I got on the ground and painted the underside (top, actually) of the frame. Here I found some of the paint had run down the sides and flowed across the bottom, almost defying gravity, vice dripping onto the tarp. I moved in sections down the frame, painting about 3 to 4 feet at a time on all sides. The very front and very back were the two most tedious spots, but it was essentially brainless. I got the frame fully coated in about 3 hours. This was longer than I expected, but I am very happy with the result.

Stuff dries very shiny and smooth. It flowed out any bristle marks that I may have left as it dried.

I didn't take a lot of time worrying about the residual factory paint that remained on the frame. I may have misunderstood the instructions, but I thought the Metal Prep would adequately etch it for a good adhesion. Unfortunately, this doesn't seem to be the case.

You can see the factory paint bleeding through.
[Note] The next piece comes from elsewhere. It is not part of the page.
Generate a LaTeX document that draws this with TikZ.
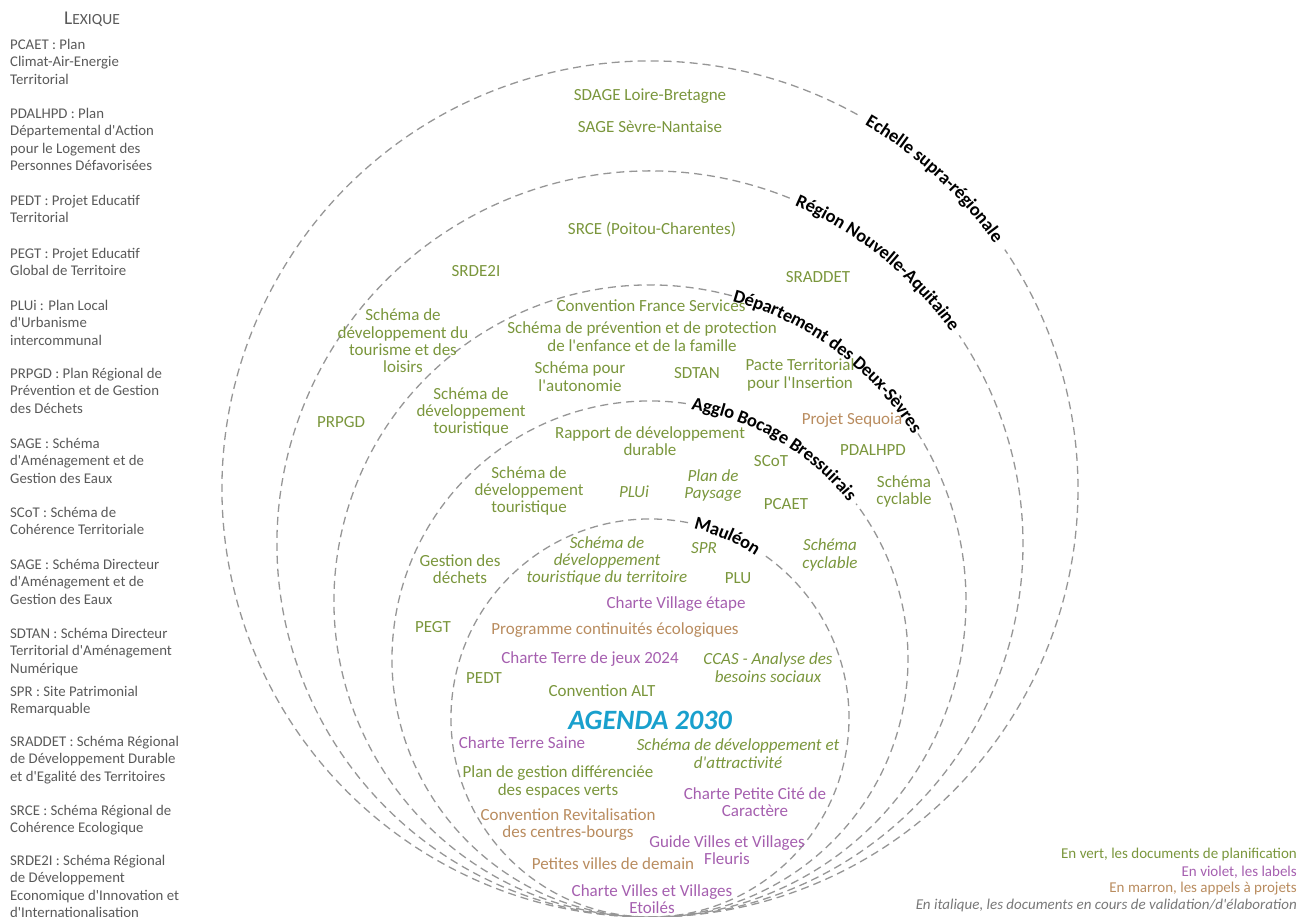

POR-15 recommends at least two coats. The second coat is supposed to be applied while the first is still tacky to ensure adhesion. Depending on humidity levels (the stuff dries faster the more humid it is since it is water-activated), it takes between 4 and 5 hours to dry. In my case, the front of the frame was dry by the time I was done at the back. I didn't intend to put the second coat on that night, but it was a good data point for me.
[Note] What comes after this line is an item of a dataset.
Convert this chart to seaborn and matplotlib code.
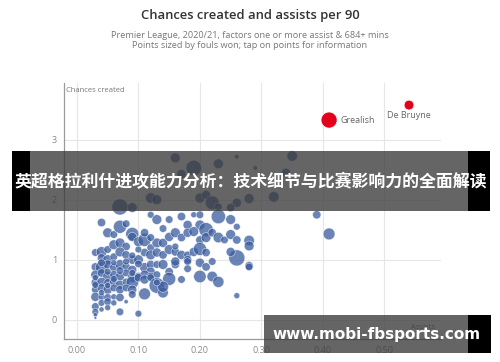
import matplotlib
matplotlib.use("Agg")
import matplotlib.pyplot as plt
import seaborn as sns
import pandas as pd
from matplotlib.patches import Rectangle

# assists per 90, chances created per 90, fouls won (point size)
assists = [
    0.16, 0.19, 0.17, 0.23, 0.26, 0.29, 0.35, 0.34, 0.12, 0.13, 0.20, 0.21, 0.22, 0.26, 0.28, 0.32,
    0.07, 0.09, 0.25, 0.23, 0.39, 0.41, 0.28, 0.28, 0.28, 0.26, 0.26, 0.28,
    0.04, 0.05, 0.06, 0.07, 0.08, 0.09, 0.12, 0.13, 0.15, 0.17, 0.18, 0.19, 0.20, 0.20, 0.21, 0.23,
    0.25, 0.26,
    0.03, 0.04, 0.05, 0.06, 0.07, 0.08, 0.09, 0.10, 0.11, 0.12, 0.13, 0.14, 0.15, 0.16, 0.17, 0.18,
    0.19, 0.20, 0.21, 0.22, 0.23, 0.24, 0.25, 0.26,
    0.04, 0.05, 0.06, 0.07, 0.08, 0.09, 0.10, 0.11, 0.12, 0.13, 0.14, 0.15, 0.16, 0.17, 0.18, 0.19,
    0.20, 0.21, 0.25,
    0.03, 0.04, 0.05, 0.06, 0.07, 0.08, 0.09, 0.11, 0.12, 0.12, 0.13, 0.14, 0.16, 0.16, 0.18, 0.18,
    0.20, 0.21, 0.22,
    0.03, 0.04, 0.05, 0.06, 0.07, 0.08, 0.09, 0.10, 0.11, 0.12, 0.13, 0.15, 0.15, 0.17, 0.20, 0.22,
    0.23,
    0.03, 0.04, 0.05, 0.06, 0.07, 0.08, 0.09, 0.10, 0.11, 0.12, 0.13, 0.14, 0.14,
    0.03, 0.04, 0.05, 0.06, 0.07, 0.08, 0.09,
    0.03, 0.04, 0.05, 0.06, 0.07, 0.08, 0.09, 0.11,
    0.03, 0.04, 0.05, 0.06, 0.07, 0.03, 0.04, 0.05, 0.03, 0.03, 0.10,
    0.03, 0.03, 0.04, 0.05, 0.06, 0.08, 0.09, 0.10, 0.10, 0.12, 0.11, 0.14, 0.16, 0.13, 0.09, 0.07,
    0.06, 0.05, 0.04, 0.18,
]
chances = [
    2.70, 2.53, 2.43, 2.60, 2.72, 2.53, 2.73, 2.45, 2.03, 2.00, 2.03, 2.08, 1.95, 1.95, 2.02, 2.05,
    1.88, 1.87, 1.87, 1.88, 1.75, 1.43, 1.32, 1.23, 0.90, 0.40, 1.03, 0.88,
    1.62, 1.45, 1.42, 1.55, 1.60, 1.43, 1.75, 1.67, 1.67, 1.72, 1.58, 1.75, 1.75, 1.58, 1.50, 1.72,
    1.67, 1.55,
    1.12, 1.13, 1.17, 1.25, 1.28, 1.22, 1.38, 1.30, 1.33, 1.20, 1.28, 1.28, 1.38, 1.45, 1.37, 1.45,
    1.47, 1.33, 1.37, 1.45, 1.37, 1.33, 1.42, 1.33,
    1.03, 1.00, 1.05, 1.13, 1.08, 1.00, 1.00, 1.12, 1.08, 1.12, 1.08, 1.17, 1.13, 1.08, 1.08, 1.13,
    1.18, 1.12, 1.13,
    0.88, 0.87, 0.92, 0.87, 0.92, 0.88, 0.83, 0.87, 0.92, 0.80, 0.92, 0.92, 0.92, 0.97, 1.00, 0.97,
    0.95, 0.88, 0.97,
    0.75, 0.78, 0.72, 0.75, 0.72, 0.78, 0.70, 0.72, 0.75, 0.72, 0.75, 0.80, 0.68, 0.67, 0.72, 0.72,
    0.63,
    0.62, 0.63, 0.62, 0.63, 0.58, 0.63, 0.62, 0.70, 0.67, 0.70, 0.57, 0.45, 0.55,
    0.50, 0.53, 0.50, 0.53, 0.50, 0.53, 0.50,
    0.38, 0.38, 0.37, 0.38, 0.37, 0.30, 0.42, 0.43,
    0.22, 0.28, 0.30, 0.28, 0.13, 0.13, 0.17, 0.20, 0.08, 0.03, 0.10,
    0.70, 0.58, 0.45, 0.80, 0.95, 0.97, 1.07, 0.93, 1.17, 1.37, 1.45, 1.52, 1.22, 0.62, 0.78, 0.82,
    0.68, 0.57, 0.95, 0.85,
]
fouls = [
    1.3, 2.2, 1.2, 1.3, 0.6, 0.6, 1.4, 1.2, 1.4, 1.3, 1.3, 1.2, 1.9, 1.2, 1.3, 1.4,
    2.3, 1.3, 1.1, 1.0, 1.1, 1.6, 1.4, 1.3, 1.1, 0.8, 2.3, 1.0,
    1.1, 1.3, 1.0, 1.8, 1.0, 1.8, 0.9, 1.3, 1.0, 1.1, 1.2, 0.8, 1.0, 1.3, 2.0, 2.0,
    1.3, 0.9,
    1.0, 1.4, 1.0, 1.3, 1.3, 1.1, 1.2, 1.3, 1.8, 1.0, 1.3, 1.2, 1.2, 1.3, 1.1, 1.2,
    1.3, 1.1, 1.3, 1.1, 1.4, 1.0, 1.3, 1.1,
    1.1, 1.3, 1.0, 1.3, 1.1, 1.2, 1.3, 1.1, 1.3, 1.2, 1.1, 1.3, 1.1, 1.2, 1.0, 1.2,
    1.8, 1.1, 1.2,
    1.1, 1.7, 1.2, 1.1, 1.3, 1.1, 1.2, 1.3, 1.1, 1.2, 1.0, 1.3, 1.1, 1.2, 1.1, 1.0,
    1.2, 1.1, 1.0,
    1.2, 1.1, 1.3, 1.1, 1.2, 1.0, 1.3, 1.1, 1.2, 1.1, 1.0, 1.1, 1.8, 1.0, 1.7, 1.4,
    1.5,
    1.1, 1.2, 1.0, 1.1, 1.2, 1.0, 1.7, 1.1, 1.2, 1.0, 2.2, 1.4, 1.5,
    1.0, 1.1, 1.2, 1.0, 1.1, 1.0, 1.2,
    1.2, 0.9, 1.0, 0.8, 1.1, 0.6, 1.0, 1.6,
    1.0, 0.9, 1.0, 0.8, 1.0, 0.9, 0.7, 0.8, 0.6, 0.4, 0.9,
    0.8, 0.9, 0.8, 0.9, 0.8, 0.9, 0.9, 1.0, 0.9, 1.0, 1.1, 1.0, 0.9, 0.9, 0.9, 1.0,
    0.9, 0.8, 1.0, 1.0,
]

star_names = ["Grealish", "De Bruyne"]
star_assists = [0.41, 0.54]
star_chances = [3.33, 3.58]
star_fouls = [2.3, 1.3]

x_ticks = [0.0, 0.1, 0.2, 0.3, 0.4, 0.5]
y_ticks = [0, 1, 2, 3]

df = pd.DataFrame({"Assists": assists, "Chances": chances, "Fouls": fouls})
stars = pd.DataFrame({"Assists": star_assists, "Chances": star_chances,
                      "Fouls": star_fouls, "Name": star_names})

# marker area grows a bit faster than linear with fouls won
levels = sorted(set(fouls) | set(star_fouls))
size_map = {f: 4 + 130 * ((f - 0.4) / 1.9) ** 1.4 for f in levels}

sns.set_style("white")
plt.rcParams["font.family"] = ["Open Sans", "DejaVu Sans"]

fig = plt.figure(figsize=(5, 3.62), dpi=100)
ax = fig.add_axes([0.128, 0.064, 0.754, 0.707])

sns.scatterplot(data=df, x="Assists", y="Chances", size="Fouls", sizes=size_map,
                color="#3a5b9e", alpha=0.75, edgecolor="white",
                linewidth=0.4, legend=False, ax=ax, zorder=3)
sns.scatterplot(data=stars, x="Assists", y="Chances", size="Fouls", sizes=size_map,
                color="#e3001b", edgecolor="white", linewidth=0.5,
                legend=False, ax=ax, zorder=4)

for _, r in stars.iterrows():
    if r["Name"] == "Grealish":
        ax.text(r["Assists"] + 0.018, r["Chances"], r["Name"], fontsize=6.5,
                color="#666666", va="center", ha="left")
    else:
        ax.text(r["Assists"], r["Chances"] - 0.1, r["Name"], fontsize=6.5,
                color="#666666", va="top", ha="center")

ax.set_xlim(-0.021, 0.592)
ax.set_ylim(-0.32, 3.95)
ax.set_xticks(x_ticks)
ax.set_xticklabels([f"{t:.2f}" for t in x_ticks])
ax.set_yticks(y_ticks)
ax.grid(True, color="#e6e6e6", linewidth=0.8)
ax.set_axisbelow(True)
ax.tick_params(labelsize=6.5, colors="#8a8a8a", length=0, pad=5)
for side in ["top", "right"]:
    ax.spines[side].set_visible(False)
for side in ["left", "bottom"]:
    ax.spines[side].set_color("#9a9a9a")
    ax.spines[side].set_linewidth(0.9)
ax.set_xlabel("")
ax.set_ylabel("")
ax.text(0.005, 0.985, "Chances created", transform=ax.transAxes, fontsize=5.5,
        color="#777777", va="top", ha="left")
ax.text(0.985, 0.03, "Assists", transform=ax.transAxes, fontsize=5.5,
        color="#777777", va="bottom", ha="right")

fig.text(0.5, 0.958, "Chances created and assists per 90", ha="center", va="center",
         fontsize=9.4, color="#333333", fontweight="semibold")
fig.text(0.5, 0.888, "Premier League, 2020/21, factors one or more assist & 684+ mins\n"
         "Points sized by fouls won; tap on points for information",
         ha="center", va="center", fontsize=6.6, color="#777777", linespacing=1.25)

# overlay banners
W, H = 500, 362
def rect(x0, y0, x1, y1, color, alpha=1.0):
    fig.patches.append(Rectangle((x0 / W, 1 - y1 / H), (x1 - x0) / W, (y1 - y0) / H,
                                 transform=fig.transFigure, color=color, alpha=alpha,
                                 zorder=10, linewidth=0))

rect(30, 151, 468, 211, "#3a3a3a", 0.78)
rect(12, 151, 30, 211, "black")
rect(468, 151, 490, 211, "black")
rect(264, 315, 468, 353, "#3a3a3a", 0.78)
rect(468, 315, 491, 353, "black")

fig.text(251 / W, 1 - 182 / H, "英超格拉利什进攻能力分析：技术细节与比赛影响力的全面解读",
         ha="center", va="center", fontsize=12.2, color="white", fontweight="bold",
         family=["Noto Sans CJK SC", "DejaVu Sans"], zorder=11)
fig.text(377 / W, 1 - 335 / H, "www.mobi-fbsports.com", ha="center", va="center",
         fontsize=11, color="white", fontweight="bold",
         family=["DejaVu Sans"], zorder=11)

fig.savefig("out.png", dpi=100)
If you don't get the second coat on in time, POR recommends (I emailed them) hitting it with 200-300 grit sandpaper to rough it up, wiping or washing it down to remove the dust and then applying the second coat. I hope when I do this I'll also roughen up the factory paint enough to get good coverage. My intention is to stop with two coats, but depending on how it goes, I may go for a third.

First coat down.

Like I said, I was happy with how the stuff went on. Of course, I cannot speak for it's effectiveness as a rust preventer yet. But, while the process was tedious, paint preparation is more important than application and I have no reason to believe that the effort will be in vain.


  1. Lookin good. Hope that second coat gives you the coverage you want, but if you have doubts, throw a third coat on....it will never be as convenient as it is now.

    1. I hear that. I've learned the "rush" lesson a few times and strive to actually learn it this time, too.